■ Task objective ■
Please copy every line of the records below that holds the word "recreates".

■ Extracted entries ■
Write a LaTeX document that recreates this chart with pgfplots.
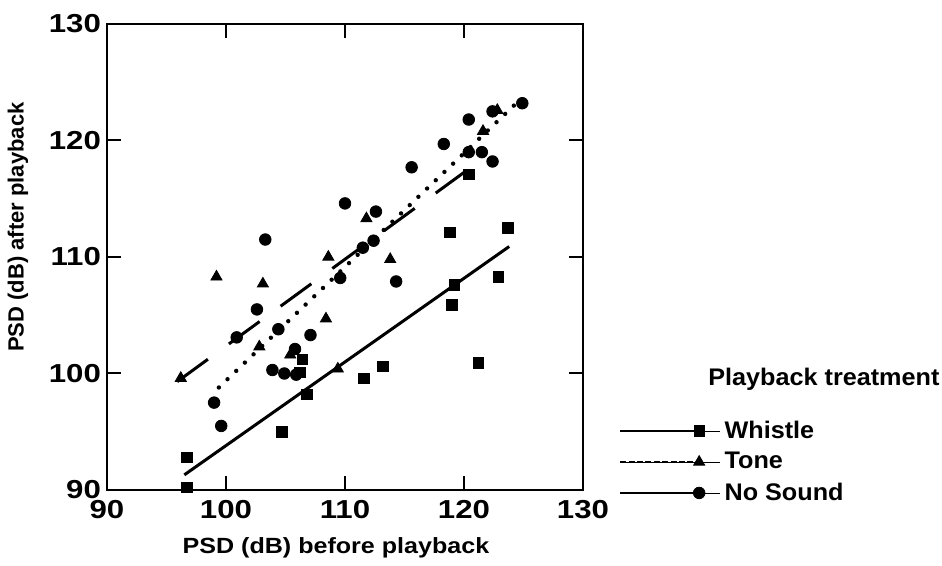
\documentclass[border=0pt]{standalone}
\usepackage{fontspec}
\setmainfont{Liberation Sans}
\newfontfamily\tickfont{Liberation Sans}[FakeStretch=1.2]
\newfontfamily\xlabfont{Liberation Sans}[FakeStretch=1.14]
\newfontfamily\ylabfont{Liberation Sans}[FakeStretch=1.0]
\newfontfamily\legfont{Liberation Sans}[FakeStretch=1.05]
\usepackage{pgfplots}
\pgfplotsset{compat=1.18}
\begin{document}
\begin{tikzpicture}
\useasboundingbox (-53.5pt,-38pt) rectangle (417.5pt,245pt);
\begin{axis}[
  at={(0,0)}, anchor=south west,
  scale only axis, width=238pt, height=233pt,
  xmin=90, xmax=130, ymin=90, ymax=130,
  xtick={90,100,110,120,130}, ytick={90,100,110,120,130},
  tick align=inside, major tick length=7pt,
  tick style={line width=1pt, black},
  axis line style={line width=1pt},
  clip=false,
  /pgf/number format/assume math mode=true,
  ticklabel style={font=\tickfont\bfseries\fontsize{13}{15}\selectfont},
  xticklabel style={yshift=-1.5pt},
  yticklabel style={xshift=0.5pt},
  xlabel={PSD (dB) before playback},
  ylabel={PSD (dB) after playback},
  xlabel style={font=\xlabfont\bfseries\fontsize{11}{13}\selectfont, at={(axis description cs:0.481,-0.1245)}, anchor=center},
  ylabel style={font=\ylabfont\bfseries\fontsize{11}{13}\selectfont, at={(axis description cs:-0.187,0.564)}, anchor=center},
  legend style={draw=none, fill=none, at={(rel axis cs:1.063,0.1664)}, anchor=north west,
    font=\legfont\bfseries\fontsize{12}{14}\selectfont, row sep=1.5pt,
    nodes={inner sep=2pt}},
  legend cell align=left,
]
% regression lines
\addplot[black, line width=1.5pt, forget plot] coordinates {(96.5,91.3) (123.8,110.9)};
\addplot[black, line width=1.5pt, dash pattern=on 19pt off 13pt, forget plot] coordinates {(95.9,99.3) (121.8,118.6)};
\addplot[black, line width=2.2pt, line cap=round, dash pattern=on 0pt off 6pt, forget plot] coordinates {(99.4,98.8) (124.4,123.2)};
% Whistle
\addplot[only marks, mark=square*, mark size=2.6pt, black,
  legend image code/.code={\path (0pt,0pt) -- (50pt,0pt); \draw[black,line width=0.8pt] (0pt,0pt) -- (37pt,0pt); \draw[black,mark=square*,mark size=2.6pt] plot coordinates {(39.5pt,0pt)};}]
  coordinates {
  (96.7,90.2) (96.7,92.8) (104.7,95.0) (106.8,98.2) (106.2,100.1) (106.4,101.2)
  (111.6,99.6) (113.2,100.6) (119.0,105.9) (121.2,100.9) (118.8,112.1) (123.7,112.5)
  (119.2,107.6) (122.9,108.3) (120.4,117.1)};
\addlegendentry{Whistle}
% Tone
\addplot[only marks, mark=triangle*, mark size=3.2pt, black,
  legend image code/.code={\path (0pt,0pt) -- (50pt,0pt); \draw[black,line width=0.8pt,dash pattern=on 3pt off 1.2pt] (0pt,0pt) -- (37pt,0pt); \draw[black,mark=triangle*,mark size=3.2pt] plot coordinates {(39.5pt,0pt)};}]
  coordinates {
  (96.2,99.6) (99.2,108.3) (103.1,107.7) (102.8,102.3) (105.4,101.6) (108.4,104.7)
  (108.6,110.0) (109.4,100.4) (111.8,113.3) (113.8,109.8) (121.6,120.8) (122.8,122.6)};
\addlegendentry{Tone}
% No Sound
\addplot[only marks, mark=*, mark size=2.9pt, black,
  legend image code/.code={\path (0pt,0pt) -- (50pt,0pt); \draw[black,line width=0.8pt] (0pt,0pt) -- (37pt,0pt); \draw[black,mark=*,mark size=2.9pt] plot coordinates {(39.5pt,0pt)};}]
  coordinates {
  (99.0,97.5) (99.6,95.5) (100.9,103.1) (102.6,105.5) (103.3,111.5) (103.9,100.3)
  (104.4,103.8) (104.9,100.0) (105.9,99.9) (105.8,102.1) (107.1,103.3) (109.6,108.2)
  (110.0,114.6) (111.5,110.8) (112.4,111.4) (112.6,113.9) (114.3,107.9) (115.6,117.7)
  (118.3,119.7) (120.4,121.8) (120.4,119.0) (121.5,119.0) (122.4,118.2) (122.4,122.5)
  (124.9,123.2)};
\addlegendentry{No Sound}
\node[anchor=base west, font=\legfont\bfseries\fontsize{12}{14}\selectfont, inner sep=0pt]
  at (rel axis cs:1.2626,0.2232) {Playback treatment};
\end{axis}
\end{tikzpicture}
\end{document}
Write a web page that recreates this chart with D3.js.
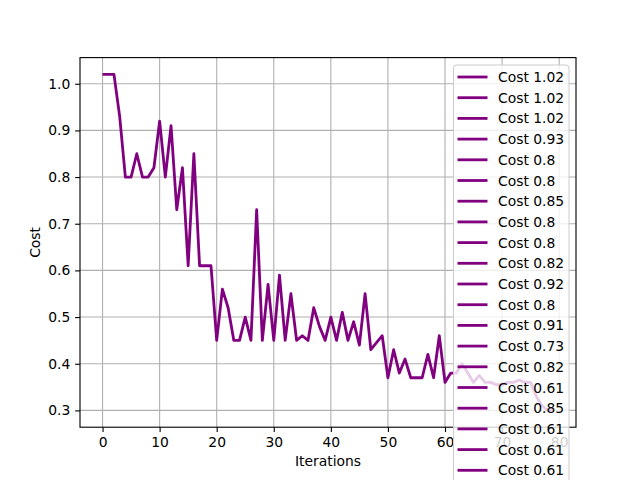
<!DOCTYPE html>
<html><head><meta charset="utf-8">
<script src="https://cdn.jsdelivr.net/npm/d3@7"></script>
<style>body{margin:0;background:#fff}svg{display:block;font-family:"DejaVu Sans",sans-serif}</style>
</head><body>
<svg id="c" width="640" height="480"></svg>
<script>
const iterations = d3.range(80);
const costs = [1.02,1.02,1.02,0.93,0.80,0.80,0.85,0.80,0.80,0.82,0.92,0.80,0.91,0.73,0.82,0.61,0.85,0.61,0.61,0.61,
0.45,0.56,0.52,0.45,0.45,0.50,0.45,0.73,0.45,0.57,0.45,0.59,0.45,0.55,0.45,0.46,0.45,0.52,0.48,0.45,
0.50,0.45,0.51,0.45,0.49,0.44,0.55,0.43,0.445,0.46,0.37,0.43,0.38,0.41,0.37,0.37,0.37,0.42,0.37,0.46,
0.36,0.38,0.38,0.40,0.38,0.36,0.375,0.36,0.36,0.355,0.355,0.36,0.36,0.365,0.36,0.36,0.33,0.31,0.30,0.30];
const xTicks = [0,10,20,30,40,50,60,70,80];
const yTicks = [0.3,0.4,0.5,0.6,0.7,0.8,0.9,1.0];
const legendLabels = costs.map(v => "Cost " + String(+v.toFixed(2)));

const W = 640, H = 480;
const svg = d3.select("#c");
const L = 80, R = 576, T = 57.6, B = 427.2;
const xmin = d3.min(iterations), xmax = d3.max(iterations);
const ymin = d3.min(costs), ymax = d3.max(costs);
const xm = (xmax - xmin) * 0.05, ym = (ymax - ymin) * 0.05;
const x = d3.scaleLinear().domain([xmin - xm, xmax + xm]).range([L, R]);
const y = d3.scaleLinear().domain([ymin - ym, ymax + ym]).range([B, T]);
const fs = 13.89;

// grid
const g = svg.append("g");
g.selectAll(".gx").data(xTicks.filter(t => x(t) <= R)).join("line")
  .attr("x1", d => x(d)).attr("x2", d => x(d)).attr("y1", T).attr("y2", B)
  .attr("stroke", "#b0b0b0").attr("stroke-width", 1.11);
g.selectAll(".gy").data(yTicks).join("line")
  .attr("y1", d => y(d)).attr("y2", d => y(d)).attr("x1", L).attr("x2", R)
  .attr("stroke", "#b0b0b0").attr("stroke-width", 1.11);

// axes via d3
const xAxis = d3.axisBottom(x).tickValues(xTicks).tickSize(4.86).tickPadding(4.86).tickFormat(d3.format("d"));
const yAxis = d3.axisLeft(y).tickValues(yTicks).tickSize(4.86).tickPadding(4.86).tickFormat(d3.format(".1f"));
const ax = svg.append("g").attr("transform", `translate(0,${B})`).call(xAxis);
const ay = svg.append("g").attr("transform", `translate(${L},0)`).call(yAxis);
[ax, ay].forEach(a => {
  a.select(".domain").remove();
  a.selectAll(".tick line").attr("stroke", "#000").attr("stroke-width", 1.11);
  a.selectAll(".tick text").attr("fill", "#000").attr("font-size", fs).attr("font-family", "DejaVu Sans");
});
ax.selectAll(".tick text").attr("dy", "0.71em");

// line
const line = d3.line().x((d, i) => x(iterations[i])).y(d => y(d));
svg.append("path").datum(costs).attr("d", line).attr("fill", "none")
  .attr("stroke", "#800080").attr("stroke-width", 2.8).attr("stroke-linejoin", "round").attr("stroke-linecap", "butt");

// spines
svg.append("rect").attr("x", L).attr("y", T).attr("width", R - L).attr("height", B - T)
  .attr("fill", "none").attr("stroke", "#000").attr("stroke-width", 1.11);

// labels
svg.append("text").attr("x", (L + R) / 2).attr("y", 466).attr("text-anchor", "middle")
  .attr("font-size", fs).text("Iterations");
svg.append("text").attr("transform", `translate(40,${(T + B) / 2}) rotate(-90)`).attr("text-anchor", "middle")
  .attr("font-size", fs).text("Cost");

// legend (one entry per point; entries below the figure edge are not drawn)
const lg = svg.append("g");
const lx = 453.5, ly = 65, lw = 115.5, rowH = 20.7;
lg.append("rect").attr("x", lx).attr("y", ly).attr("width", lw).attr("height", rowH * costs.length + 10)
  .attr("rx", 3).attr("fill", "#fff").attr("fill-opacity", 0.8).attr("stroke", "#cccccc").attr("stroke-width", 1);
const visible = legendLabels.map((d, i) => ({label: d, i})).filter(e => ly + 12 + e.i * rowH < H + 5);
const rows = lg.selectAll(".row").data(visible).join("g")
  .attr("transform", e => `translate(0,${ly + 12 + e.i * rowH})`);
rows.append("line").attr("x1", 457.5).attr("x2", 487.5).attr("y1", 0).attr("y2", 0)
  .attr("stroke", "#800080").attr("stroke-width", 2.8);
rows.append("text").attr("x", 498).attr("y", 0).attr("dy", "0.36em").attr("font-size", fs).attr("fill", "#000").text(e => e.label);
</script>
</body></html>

■ Answer to this exercise ■
Write a LaTeX document that recreates this chart with pgfplots.
Write a web page that recreates this chart with D3.js.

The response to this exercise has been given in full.